Investing is shares — Understanding of sectors and companies

The need to carry research, analysis and/or investigation of the economy and sectors within the economy, when you are in the process of valuation of companies and shares one intends to invest into cannot be over emphasized. Such research and analysis, which then informs you whether you are about to pay the right price for a share you intend to buy, or not. In previous articles about similar topic, we indicated that one of the useful tools for analysing the outlook for an industry or sector is to use the Porter ‘five forces’ framework. We indicated that these forces identify the five underlying factors determining future profitability of the company you have invested into or are planning to invest into, these industry forces are:

  • Threat of new entrants
  • Threat of substitute products
  • Bargaining power of suppliers (buyers)
  • Rivalry among the existing competitors
  • Bargaining power of suppliers

Let’s look a little closer at the questions we need to ask when investigating an industry.

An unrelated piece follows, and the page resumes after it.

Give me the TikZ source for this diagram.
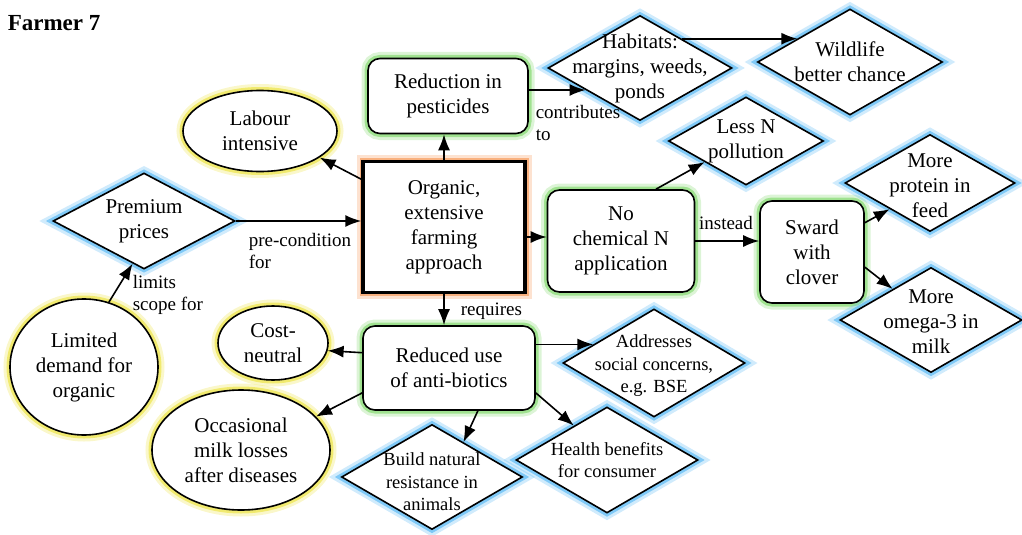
\documentclass[tikz,border=0pt]{standalone}
\usepackage{fontspec}
\setmainfont{Liberation Serif}
\usepackage{xcolor}
\usetikzlibrary{shapes.geometric,arrows.meta}
\definecolor{glowblue}{RGB}{100,190,245}
\definecolor{glowyellow}{RGB}{238,230,80}
\definecolor{glowgreen}{RGB}{140,220,120}
\definecolor{gloworange}{RGB}{248,160,100}

\tikzset{
  glow/.style={preaction={draw=#1, line width=13pt, opacity=0.3},
               preaction={draw=#1, line width=7pt, opacity=0.75}},
  txt/.style={font=\fontsize{21}{25}\selectfont, align=center},
  lbl/.style={font=\fontsize{19}{22}\selectfont, align=left, inner sep=0pt},
  diam/.style={diamond, draw, fill=white, inner sep=0pt, glow=glowblue},
  oval/.style={ellipse, draw, fill=white, inner sep=0pt, txt, glow=glowyellow},
  rbox/.style={rectangle, rounded corners=12pt, draw, fill=white, inner sep=0pt, txt, glow=glowgreen},
}

\begin{document}
\begin{tikzpicture}[x=1pt, y=-1pt, line width=1.6pt, >={Latex[length=16pt,width=12pt]}]
\useasboundingbox (0,0) rectangle (1022,535);

\node[anchor=west, inner sep=0pt, font=\fontsize{23}{27}\selectfont\bfseries] (title) at (7,23) {Farmer 7};

% centre
\node[rectangle, draw, fill=white, line width=3.5pt, txt, glow=gloworange, minimum width=162pt, minimum height=131pt] (org) at (444,227) {Organic,\\extensive\\farming\\approach};

% ovals
\node[oval, minimum width=154pt, minimum height=81pt] (lab) at (260,131) {Labour\\intensive};
\node[oval, minimum width=148pt, minimum height=136pt] (ltd) at (84,367) {Limited\\demand for\\organic};
\node[oval, minimum width=110pt, minimum height=74pt] (cost) at (273,343) {Cost-\\neutral};
\node[oval, minimum width=178pt, minimum height=120pt] (occ) at (241,450) {Occasional\\milk losses\\after diseases};

% boxes
\node[rbox, minimum width=160pt, minimum height=75pt] (red) at (448,96) {Reduction in\\pesticides};
\node[rbox, minimum width=147pt, minimum height=102pt] (non) at (621,241) {No\\chemical N\\application};
\node[rbox, minimum width=104pt, minimum height=102pt] (sward) at (812,252) {Sward\\with\\clover};
\node[rbox, minimum width=172pt, minimum height=84pt] (abx) at (449,368) {Reduced use\\of anti-biotics};

% diamonds
\node[diam, minimum width=182pt, minimum height=96pt, label={[txt]center:{Premium\\prices}}] (prem) at (144,221) {};
\node[diam, minimum width=184pt, minimum height=105pt, label={[txt]center:{Habitats:\\margins, weeds,\\ponds}}] (hab) at (640,68) {};
\node[diam, minimum width=185pt, minimum height=106pt, label={[txt]center:{Wildlife\\better chance}}] (wild) at (850,62) {};
\node[diam, minimum width=155pt, minimum height=88pt, label={[txt]center:{Less N\\pollution}}] (lessn) at (746,141) {};
\node[diam, minimum width=170pt, minimum height=97pt, label={[txt, yshift=-3pt]center:{More\\protein in\\feed}}] (prot) at (930,183) {};
\node[diam, minimum width=182pt, minimum height=105pt, label={[txt, yshift=-2pt]center:{More\\omega-3 in\\milk}}] (omega) at (931,320) {};
\node[diam, minimum width=182pt, minimum height=108pt, label={[txt, font=\fontsize{18.5}{22.5}\selectfont, yshift=-3pt]center:{Addresses\\social concerns,\\e.g. BSE}}] (addr) at (654,363) {};
\node[diam, minimum width=182pt, minimum height=106pt, label={[txt, font=\fontsize{18.5}{22.5}\selectfont]center:{Health benefits\\for consumer}}] (hlth) at (607,460) {};
\node[diam, minimum width=181pt, minimum height=105pt, label={[txt, font=\fontsize{18.5}{22.5}\selectfont, yshift=-5pt]center:{Build natural\\resistance in\\animals}}] (build) at (432,477) {};

% arrows
\draw[->] (org.150) -- (lab.-24);
\draw[->] (org.north) -- (org.north |- red.south);
\draw[->] (red.east |- hab.202) -- (hab.202);
\draw[->] (hab.35) -- (hab.35 -| wild.156);
\draw[->] ([yshift=-10pt]org.east) -- ([yshift=-10pt]org.east -| non.west);
\draw[->] (non.56) -- (lessn.207);
\draw[->] (non.east) -- (non.east -| sward.west);
\draw[->] (sward.29) -- (prot.213);
\draw[->] (sward.-16) -- (omega.141);
\draw[->] (prem.east) -- (prem.east -| org.west);
\draw[->] (ltd.69) -- (prem.255);
\draw[->] (org.south) -- (org.south |- abx.north);
\draw[->] (abx.170) -- (cost.-8);
\draw[->] (abx.196) -- (occ.24);
\draw[->] (abx.east |- addr.163) -- (addr.163);
\draw[->] (abx.-56) -- (build.48);
\draw[->] (abx.-16) -- (hlth.134);

% link labels
\node[lbl, anchor=north west] (tcontr) at (535,105) {contributes\\to};
\node[lbl, anchor=west] (tprecond) at (248,251) {pre-condition\\for};
\node[lbl, anchor=west] (tlimits) at (132,295) {limits\\scope for};
\node[lbl] (tinstead) at (726,223) {instead};
\node[lbl, anchor=west] (treq) at (460,311) {requires};
\end{tikzpicture}
\end{document}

Suppose that you have to bet your entire nest egg on a football game. All you need to do is select a winning team. These are your choices: Young Africans, Simba, Azam, Biashara United, Tanzania Prison, KMC, Ruvu Shooting, or any of the 16 participating clubs in the Tanzania Premier League, probably the obvious choice for most of us would be either Yanga, or Simba, or Azam, given the odds.

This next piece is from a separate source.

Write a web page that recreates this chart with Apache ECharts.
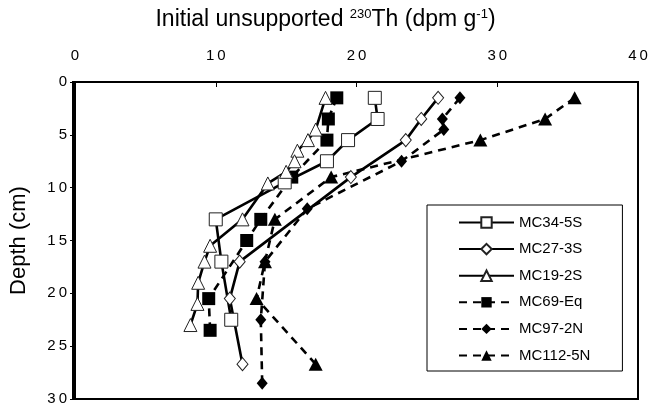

Fortunately, this is where the comparison between football (or other) sports and investing in shares ends.

You don’t have to choose the absolute winner in investing in shares because there are lots of winning shares in second place, too. The basic point is that you can increase your odds of winning when you choose a winning industry or sector in the economy as part of your investment strategy. In the race to build wealth, all you need to do is to pick decent shares in a decent industry and do so on a long-term basis in a disciplined manner. Remember that investing in shares should be a long-term value investment as opposed to short-term speculative motives.

As mentioned above, a successful long-term investor (a value investor) looks at the sector just as carefully as he looks at the individual share of a listed company that s/he intends to invest in.

The important questions to ask yourself when you are choosing shares of a sector you intend to invest in, are:

  • Is the sector depicting the growing trend? – The saying “the trend is your friend” applies when choosing a sector in whose shares you intend to invest, as long as the trend is an upward one. If you look at three different shares that are equal in every significant way, but you find that share X is in a sector growing at 10 percent a year while the other two types of shares are in industries that have either little growth or are shrinking, which share would you choose? – Obviously the common wisdom, and other things being equal, will propel you to choose shares belonging to a growing sector.
  • Are the sector’s products or services in demand? – Look at the products and services that the sector provides. Do they look like items that the society will continue to want and demand for a foreseeable future? Are there any products and services that are on the horizon that could replace them? Does the sector face a danger of going out of fashion?
  • What does the sector’s growth rely on? – Does the sector rely on established historical trends, or on factors that are losing relevance?
  • Is this sector dependent on another sector? When one sector suffers, you may find it helpful to understand which sectors will subsequently suffer. The company or shares that you intend to invest into may be in the sectors that will be affected by side effects.
  • Who are the leading companies in the sector? – Once you have chosen the sector, you can choose from two basic companies, namely established leaders, which is a safe way to go or innovators, which have more potential.
  • Is the sector a target of government action? – Intervention by policy makers and politicians can have an impact on a sector’s economic situation.

Which category does the industry fall into? – Most sectors normally fall into two categories, namely cyclical category and defensive category. This translates into what the society wants and what it needs. Society buys what it needs in both good and bad times. It buys what it wants when times are good and holds off when times are bad.

Cyclical industries are those whose fortunes rise and fall with the economy’s rise and fall.

Defensive industries are those that produce goods and services that are needed no matter what’s happening in the economy i.e., food, housing, clothing, medical and health services, education, transportation, etc.

Once understood where the economy/market/sector is situated, based on the research and analysis — then comes the hard decision – which company’s shares should you buy from the stock exchange? Although every part of the investment decision-making process is important, this part is equally crucial and critical because it is your share-selection that will ultimately determine your investment performance relative to the rest of the market.

A very common question is, ‘how many different companies’ shares should I have in my portfolio?’ The answer is, ‘As many as you like’ – provided you have the capability to acquire them and are also capable of keeping track of all your shares by following on their corporate performance, corporate announcement i.e., dividend payments, appointment of people to fill in key positions in the company, rights issues, bonus issues, etc) market movement and other investors’ sentiment on the particular company.

Research indicates that if you own shares on only one or two listed companies, your portfolio is likely to experience a relatively high level of volatility (up and down share price movement) relative to the rest of the shares in the market. The volatility declines steadily, however, as the number of companies to which you hold shares increases. But be careful – if you spread your investments too widely, the performance of your portfolio will begin to simulate that of the market index, which you should be hoping to outperform.